Mas tal, afinal, será feito a contragosto, explica-se: “Não nos parece, aliás, que o colocar de trela obrigatoriamente dentro do jardim vá resolver, de per si, o problema das fezes ou o medo de alguns utilizadores do parque relativamente aos cães. Vai, no entanto, criar uma frustração num grande número de animais – e nos seus donos – que perdem o único espaço onde podem, fisicamente, gastar as suas energias e comportarem-se como aquilo que são: cães”. Daí que este grupo de cidadãos pretenda ver alteradas as regras no Jardim da Cerca da Graça, uma vez que, dizem, “os parques caninos existentes, criados no passado mais recente pela CML, estão aquém das necessidades reais dos animais de companhia”. E isso passa por poderem lá circular totalmente livres dos constrangimentos impostos pela trela e pelo açaime.

“Tal como foram criadas praias, que aceitam durante todo o ano, animais de companhia, devem também ser construídos espaços verdes na cidade de Lisboa em que os animais de companhia, como os nossos cães, possam circular em liberdade e harmonia com o meio envolvente”, defendem. E concluem: “Só assim se podem desenvolver animais meigos, civilizados e felizes, bem como incentivar, junto das pessoas, uma sociedade mais tolerante, mais preocupada com os animais e com o meio ambiente envolvente. Aliás, isto é o que tem vindo a acontecer nos dois anos de existência do Jardim da Cerca da Graça e é assim que queremos que se mantenha”.

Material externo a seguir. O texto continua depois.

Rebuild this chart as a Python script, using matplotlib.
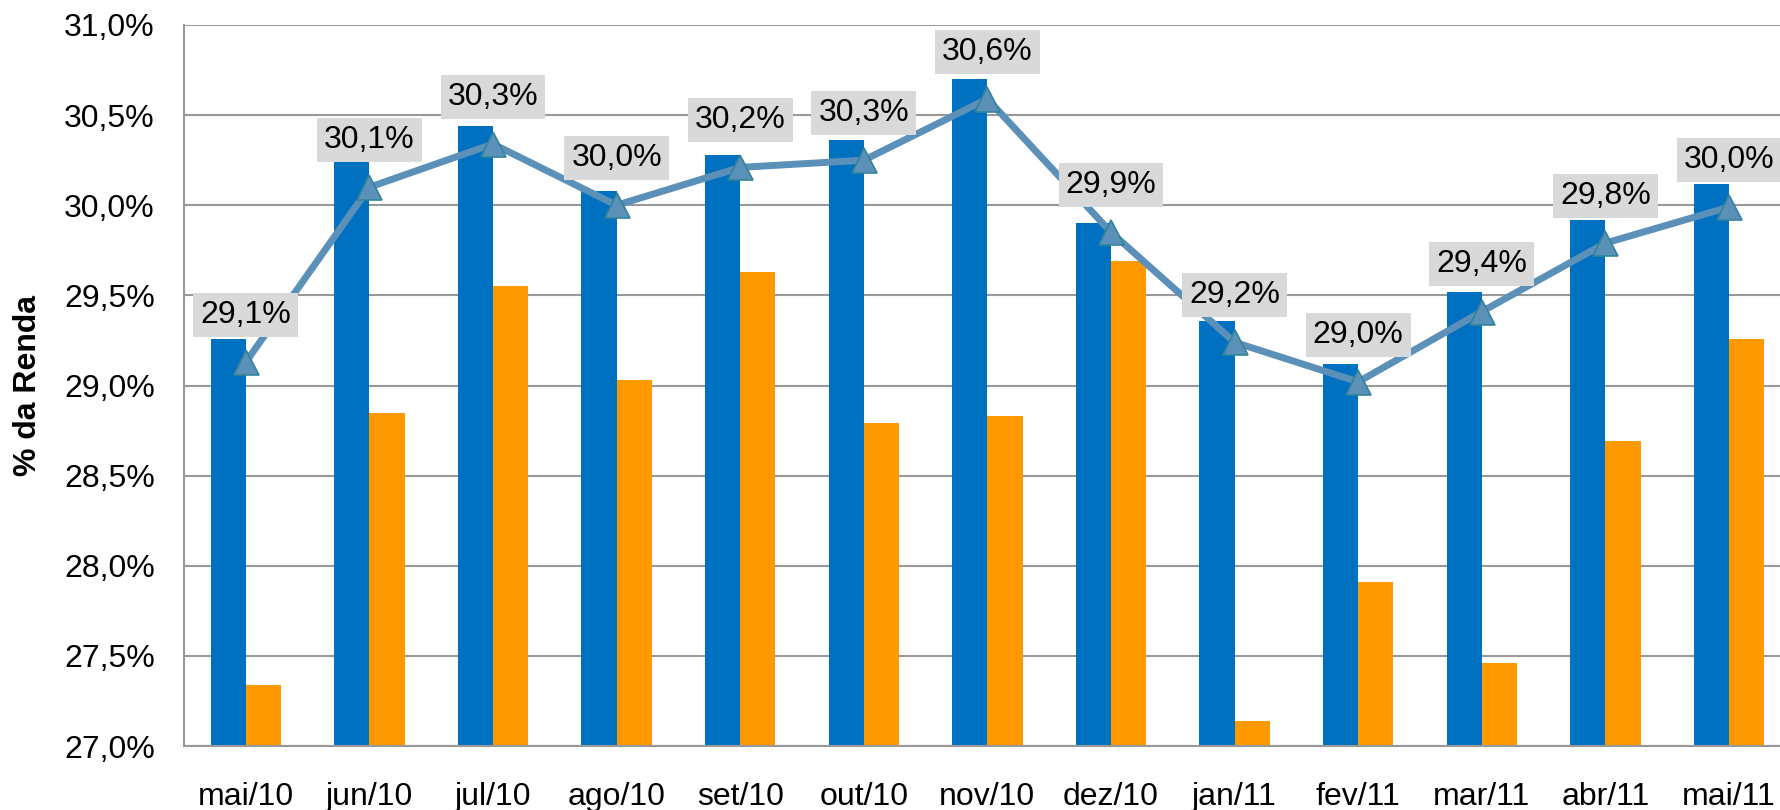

Em maio de 2015, um mês antes de o jardim ser inaugurado, uma petição dinamizada por um grupo de mães daquela zona solicitava à CML que apenas uma entrada do então novo espaço verde fosse aberta aos animais e ali construída uma área dedicada aos cães, vedando o acesso deles a toda a área restante do parque. “Ou, na impossibilidade de se construir um parque especial para os cães, que seja então expressamente proibido e vedado o acesso aos animais em toda a área do jardim e do parque da Cerca da Graça”, pediam ainda. “Se não se limitar o acesso dos animais ao novo Jardim da Cerca da Graça, este transformar-se-á no enésimo depósito de excrementos da cidade, causando dano aos utentes e às crianças da zona”, acrescentavam.

A circulação de cães em grandes parques verdes urbanos de Lisboa tem sido motivo de acalorados debates. Ainda em setembro passado, o assunto deu que falar, no momento da apresentação pública da versão preliminar projecto de arquitectura paisagista do futuro Jardim do Caracol da Penha, a construir num baldio situado entre as freguesias da Penha de França e Arroios. No documento, sugeria-se a criação de uma zona arrelvada especial dentro do novo parque, à qual o acesso dos canídeos fosse barrado, através da criação de barreiras físicas. Isto sem prejuízo de na restante área do jardim existirem sanitários e bebedouros para cães. Tal solução de projecto nasceu do conjunto de sugestões feitas pela população, na fase de recolha de opiniões, muitas das quais manifestaram preocupação com a possibilidade de convívio partilhado entre humanos e animais.